The tightening of inventory, rise in prices and interest rates, and decline in short sales and foreclosures all point to better times for builders and home sellers. As a potential home buyer that might be OK, assuming you have something to sell. First time buyers will undoubtedly be the hardest hit.

Comments? What do you think is going on today’s real estate market? Is this a good time to sell or buy? Are you holding on to a property in the hope it might bring a better price in the future, or not? Let us know in the Comments section below.

Posted by Admin on October 21st, 2013


  1. Wow….this story is going to receive a HUGE amount of speculation….that would be “guess-work” in the language of the common man!

    Here is my guess…..the REASON to sell/buy should be the decision point….not the profit/loss expectation. The housing market will continue to improve by fits and starts….a little up, a little down, but slowly improving. Some speculators may find a way to make a buck in this market, but the vast majority of us just don’t want to lose any money in this very fluid housing market.

    Bottom line……if the reason to buy/sell and/or move is solid, just do it. Each case is different. If you are facing a large loss by selling, holding off might help. But if my reason for change is important enough I will eat a 10% loss. But waiting for the housing market to be perfect is like waiting for your next birthday….maybe or maybe not.

    by Dave C. — October 23, 2013

  2. Dave,

    I always take future profit/loss into consideration when I buy a place. I realize that most people approach buying a home emotionally, but IMO it is too big an investment not to take the end game into consideration.

    That is one reason why we bought our future retirement home 2 years ago while it was on extreme sale, even though retirement is still at least two years away. There is a good possibility that our plans are changing, that we won’t wind up living there full time or even possibly will sell it, but if we sell it will be at a profit. In the meantime, it continues to be a fabulous vacation home.

    As to the question posed in the article about what is going on in today’s real estate market, one can’t approach that question on a national basis. All real estate is local, though subject to national influences such as availability and pricing of loans. There are some areas where inventory is tight and prices are rising, and others where the market continues to be flooded, with weary sellers finally realizing they must compromise on price if they wish to sell. Since the one thing we know is that we will not continue to live where we now work once work is not an issue, I monitor many housing markets from a distance. The best way I have found to get a feeling for a housing market is to go to and set up an account that tracks the type of house you are interested in.
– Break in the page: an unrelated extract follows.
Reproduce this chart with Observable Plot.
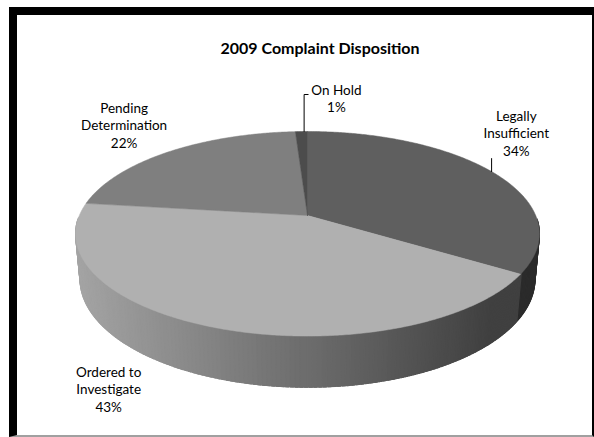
<!DOCTYPE html>
<html><head><meta charset="utf-8">
<script src="https://cdn.jsdelivr.net/npm/d3@7"></script>
<script src="https://cdn.jsdelivr.net/npm/@observablehq/plot@0.6"></script>
<style>
html,body{margin:0;padding:0;background:#fff;}
#wrap{position:relative;width:594px;height:437px;overflow:hidden;font-family:Lato,"Open Sans",sans-serif;}
#frame{position:absolute;left:9px;top:7px;width:585px;height:430px;box-sizing:border-box;border-top:8px solid #000;border-left:8px solid #000;border-right:2px solid #000;border-bottom:2px solid #a0a0a0;}
#title{position:absolute;top:38px;left:320px;transform:translateX(-50%);font-weight:bold;font-size:16px;line-height:19px;white-space:nowrap;color:#000;}
#chart{position:absolute;left:0;top:0;}
</style></head><body>
<div id="wrap"><div id="frame"></div><div id="chart"></div><div id="title"></div></div>
<script>
// ---- data ----
const chartTitle = "2009 Complaint Disposition";
const categories = ["Legally Insufficient", "Ordered to Investigate", "Pending Determination", "On Hold"];
const labelText = ["Legally\nInsufficient", "Ordered to\nInvestigate", "Pending\nDetermination", "On Hold"];
const percents = [34, 43, 22, 1];

// ---- styles / layout ----
const topColors = ["#5f5f5f", "#b0b0b0", "#7f7f7f", "#4c4c4c"];
const sideColorLegally = "#2b2b2b";
const labelShift = [-13.7, 6.7, 2.0, 7.9];      // degrees, from slice mid-angle
const labelRadius = [1.46, 1.488, 1.46, 1.515]; // in pie radii
const W = 594, H = 437, CX = 307, CY = 215, F = 1150;
const D = 5.04, SIN = 0.434, COS = 0.901, THICK = 0.22;

document.getElementById("title").textContent = chartTitle;

function proj(deg, rho, Y) {
  const t = deg * Math.PI / 180;
  const X = rho * Math.sin(t), Z = rho * Math.cos(t);
  const depth = D + COS * Z - SIN * Y;
  return {u: X / depth, v: (COS * Y + SIN * Z) / depth};
}

// slice angles
const total = d3.sum(percents);
let acc = 0;
const slices = categories.map((c, i) => {
  const a = acc / total * 360; acc += percents[i];
  const b = acc / total * 360;
  return {i, name: c, a, b, mid: (a + b) / 2};
});

// top faces
const tops = slices.map(s => {
  const pts = [{u: 0, v: 0}];
  const n = Math.max(2, Math.ceil((s.b - s.a) / 0.5));
  for (let k = 0; k <= n; k++) pts.push(proj(s.a + (s.b - s.a) * k / n, 1, 0));
  pts.push({u: 0, v: 0});
  return pts;
});

// side strips (front visible range), slightly overlapping to hide seams
const sliceAt = deg => slices.find(s => deg >= s.a && deg < s.b);
const strips = [];
let id = 0;
for (let t = 92; t < 268; t += 1) {
  const m = t + 0.5;
  const s = sliceAt(m);
  const end = Math.min(t + 1.6, s.b > m ? Math.max(s.b, t + 1) : t + 1.6);
  const t2 = Math.min(t + 1.6, end);
  const pm = proj(m, 1, 0);
  const quad = [proj(t, 1, 0), proj(t2, 1, 0), proj(t2, 1, -THICK), proj(t, 1, -THICK), proj(t, 1, 0)];
  const depthKey = Math.cos(m * Math.PI / 180);
  quad.forEach(p => { p.id = id; p.shade = pm.u; p.slice = s.i; p.key = depthKey; });
  strips.push(quad);
  id++;
}
strips.sort((A, B) => B[0].key - A[0].key);
const orderedStrips = strips.filter(q => q[0].slice === 1).flat();
const legallyStrips = strips.filter(q => q[0].slice !== 1).flat();

// halo under the pie
const halo = d3.range(0, 361, 2).map(t => proj(t, 1.0, -THICK));

// labels
const labels = slices.map((s, i) => {
  const p = proj(s.mid + labelShift[i], labelRadius[i], 0);
  return {...p, text: labelText[i] + "\n" + percents[i] + "%"};
});

// leader lines
const rimL = proj(slices[0].mid, 1, 0);
const leaderLegally = [rimL, {u: rimL.u, v: rimL.v + 13 / F}];
const rimH = proj(slices[3].mid + 0.8, 1, 0);
const leaderHold = [rimH, {u: rimH.u, v: rimH.v + 37 / F}, {u: rimH.u + 4 / F, v: rimH.v + 37 / F}];

const chart = Plot.plot({
  width: W, height: H, margin: 0,
  x: {type: "linear", domain: [-CX / F, (W - CX) / F], range: [0, W], axis: null},
  y: {type: "linear", domain: [CY / F, (CY - H) / F], range: [0, H], axis: null},
  color: {type: "linear", domain: [-0.2, 0.16], range: ["#a4a4a4", "#404040"], clamp: true},
  style: {background: "transparent", overflow: "visible"},
  marks: [
    Plot.line(halo, {x: "u", y: "v", stroke: "#d4d4d4", strokeWidth: 7, fill: "#d4d4d4", ariaLabel: "halo"}),
    Plot.line(legallyStrips, {x: "u", y: "v", z: "id", fill: sideColorLegally, stroke: sideColorLegally, strokeWidth: 1.2}),
    Plot.line(orderedStrips, {x: "u", y: "v", z: "id", fill: "shade", stroke: "shade", strokeWidth: 1.2}),
    ...tops.map((pts, i) => Plot.line(pts, {x: "u", y: "v", fill: topColors[i], stroke: topColors[i], strokeWidth: 0.5})),
    Plot.line(leaderLegally, {x: "u", y: "v", stroke: "#000", strokeWidth: 1}),
    Plot.line(leaderHold, {x: "u", y: "v", stroke: "#000", strokeWidth: 1}),
    Plot.text(labels, {x: "u", y: "v", text: "text", fontSize: 13.5, lineHeight: 1.3, fill: "#000",
      fontFamily: "Lato, 'Open Sans', sans-serif"})
  ]
});

const svg = d3.select(chart);
const defs = svg.insert("defs", ":first-child");
defs.append("filter").attr("id", "blurHalo").attr("x", "-10%").attr("y", "-10%").attr("width", "120%").attr("height", "130%")
  .append("feGaussianBlur").attr("stdDeviation", 2.5);
svg.selectAll('g[aria-label="halo"]').attr("filter", "url(#blurHalo)");
document.getElementById("chart").appendChild(chart);
</script>
</body></html>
This way you can see how quickly the properties are sold, and what they eventually sell for, developing your own personal set of comps.

    There are no crystal balls, but there is plenty of data out there to give you a clue if you just think about how to collect it and use it.

    by Julie — October 24, 2013

  3. I had also considered buying during the past year while prices remained low and then not retiring for another 2 to 3. But when I factor in the cost of insurance, maintenance, taxes, HOA fees, and lost interest, as well as base utilities, it seemed to make no sense to let something sit and be paying for it all this extra time. So many things to factor into the equation.

    by Pat R — October 24, 2013

  4. LOVE MY BEACH CONDO!:cool: We bought after selling the ‘big’ house in Burb’s! Moved to the beach and never looked back…Delaware’s Gorgeous Beaches…so where it’s at!

    by sunlovingal — November 11, 2013

  5. Sunlovingal,

    Glad you like Delaware. We had explored Sussex county but found that the traffic on Route 1 is awful! Long lines to get into restaurants, supermarkets that don’t have a wide selection of items (I guess I’m spoiled with Whole Foods and Trader Joe’s!) Subdivisions on tiny lots is another thing that turned us off. I’m glad it worked for you — Enjoy!!